# Synthroid- how quickly can you notice a difference?



## Jaimee (Aug 18, 2010)

I was just curious... How quickly do you typically notice a difference in how you feel with a med increase? I had my surgery Nov 4, started on Synthroid 112mcg the day after and started taking Synthroid 137mcg yesterday. I don't know if I'm mental or what, but it seems that I may feel just a slight bit peppier today...


----------



## tina (Sep 17, 2010)

I hope you are right! I just had an increase from 100mcg to 150mcg. surgery was on the 23rd of November and I didn't get to start Synthroid until the 1st of December. I feel like I am forcing myself to function most days! I am now on my 2nd day of the higher dose and feel no different. I think everyone's body is different. What time of day do you take yours?


----------



## Jaimee (Aug 18, 2010)

I take mine first thing in the morning. I definitely sympathize with you there! I have felt like if something doesn't happen soon, the effort it takes to get out of bed for the short window of time I feel human will no longer be worth it! Here's hoping both of us feel significantly perkier very soon


----------



## prettynikki5 (Dec 9, 2009)

Jaimee said:


> I was just curious... How quickly do you typically notice a difference in how you feel with a med increase? I had my surgery Nov 4, started on Synthroid 112mcg the day after and started taking Synthroid 137mcg yesterday. I don't know if I'm mental or what, but it seems that I may feel just a slight bit peppier today...

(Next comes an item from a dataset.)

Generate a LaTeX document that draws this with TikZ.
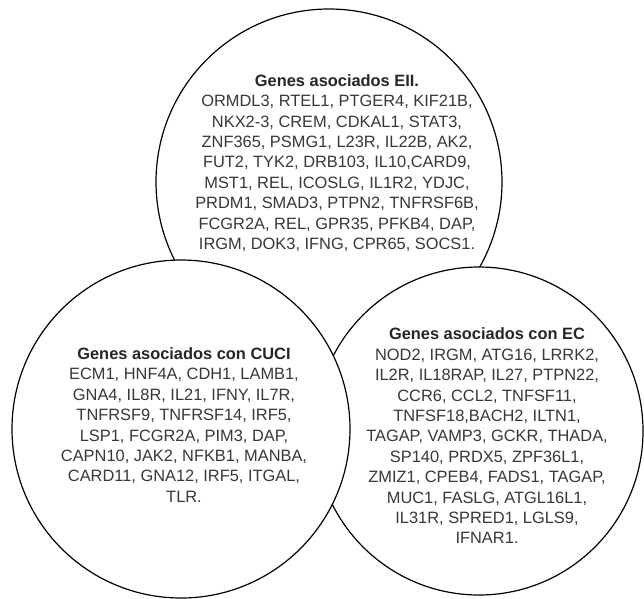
\documentclass[tikz,border=0pt]{standalone}
\usepackage{fontspec}
\setmainfont{Liberation Sans}
\usepackage{tikz}
\usetikzlibrary{positioning}

\begin{document}
\begin{tikzpicture}[
  x=1pt, y=-1pt,
  geneset/.style={circle, draw=black, line width=1.2pt, fill=white, inner sep=0pt},
  genelist/.style={align=center, text=black!78, font=\fontsize{16.4}{20.4}\selectfont}
]
  \useasboundingbox (0,0) rectangle (644,598);

  \node[geneset, minimum size=346pt] (eii) at (329,182) {};
  \node[geneset, minimum size=328pt] (ec) at (479,431) {};
  \node[geneset, minimum size=338pt] (cuci) at (181,429) {};

  \node[genelist] (eiitxt) at (337,163) {{\bfseries\color{black!85}Genes asociados EII.}\\
    ORMDL3, RTEL1, PTGER4, KIF21B,\\
    NKX2-3, CREM, CDKAL1, STAT3,\\
    ZNF365, PSMG1, L23R, IL22B, AK2,\\
    FUT2, TYK2, DRB103, IL10,CARD9,\\
    MST1, REL, ICOSLG, IL1R2, YDJC,\\
    PRDM1, SMAD3, PTPN2, TNFRSF6B,\\
    FCGR2A, REL, GPR35, PFKB4, DAP,\\
    IRGM, DOK3, IFNG, CPR65, SOCS1.};

  \node[genelist] (cucitxt) at (184,425) {{\bfseries\color{black!85}Genes asociados con CUCI}\\
    ECM1, HNF4A, CDH1, LAMB1,\\
    GNA4, IL8R, IL21, IFNY, IL7R,\\
    TNFRSF9, TNFRSF14, IRF5,\\
    LSP1, FCGR2A, PIM3, DAP,\\
    CAPN10, JAK2, NFKB1, MANBA,\\
    CARD11, GNA12, IRF5, ITGAL,\\
    TLR.};

  \node[genelist] (ectxt) at (487,436) {{\bfseries\color{black!85}Genes asociados con EC}\\
    NOD2, IRGM, ATG16, LRRK2,\\
    IL2R, IL18RAP, IL27, PTPN22,\\
    CCR6, CCL2, TNFSF11,\\
    TNFSF18,BACH2, ILTN1,\\
    TAGAP, VAMP3, GCKR, THADA,\\
    SP140, PRDX5, ZPF36L1,\\
    ZMIZ1, CPEB4, FADS1, TAGAP,\\
    MUC1, FASLG, ATGL16L1,\\
    IL31R, SPRED1, LGLS9,\\
    IFNAR1.};
\end{tikzpicture}
\end{document}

I have read that it can take time to build up in your system, others will probably leave you more specific information on that on this thread...for me, I know that I have definitely had an immediate response to an increase before.
For example, right after my TT, I was sent home with no thyroid at all on a dosage of 75mcg. I could not even function, felt like I had the flu-slept all weekend. My mother suggested as an 'emergency' resolution until I could get labs/increase in dosage, that I take an additional half of my pills with my regular 75mcg dose (112.5 mcg total) and the very same day I had more energy and felt tons better. I am not promoting self medicating at all, but I am sure glad I did add the other half pill at that time, I could take care of my family of 7 and go to work


----------



## stranazingarella (Dec 6, 2010)

It takes at least 3-4 weeks to feel any difference, as long as your weight stays the same as when you started.


----------



## lavender (Jul 13, 2010)

Synthroid has a half life of 6-7 days, (it takes 6-7 days for half the drug to leave your system), and it takes a few days to reach its peak effect. If you are taking it every day, it will take 3-4 weeks to build up in your system. That is why it takes so long to start to feel an effect in your system when adjusting meds up or down.


----------



## northernlite (Oct 28, 2010)

I am a newbie, just started taking Levothyroxine on Nov 16th. Day 12 was the first day that I felt any improvement. No where near where I want to be so I have no doubt I need a medication increase when I go back at the end of this month but I can feel the difference.


----------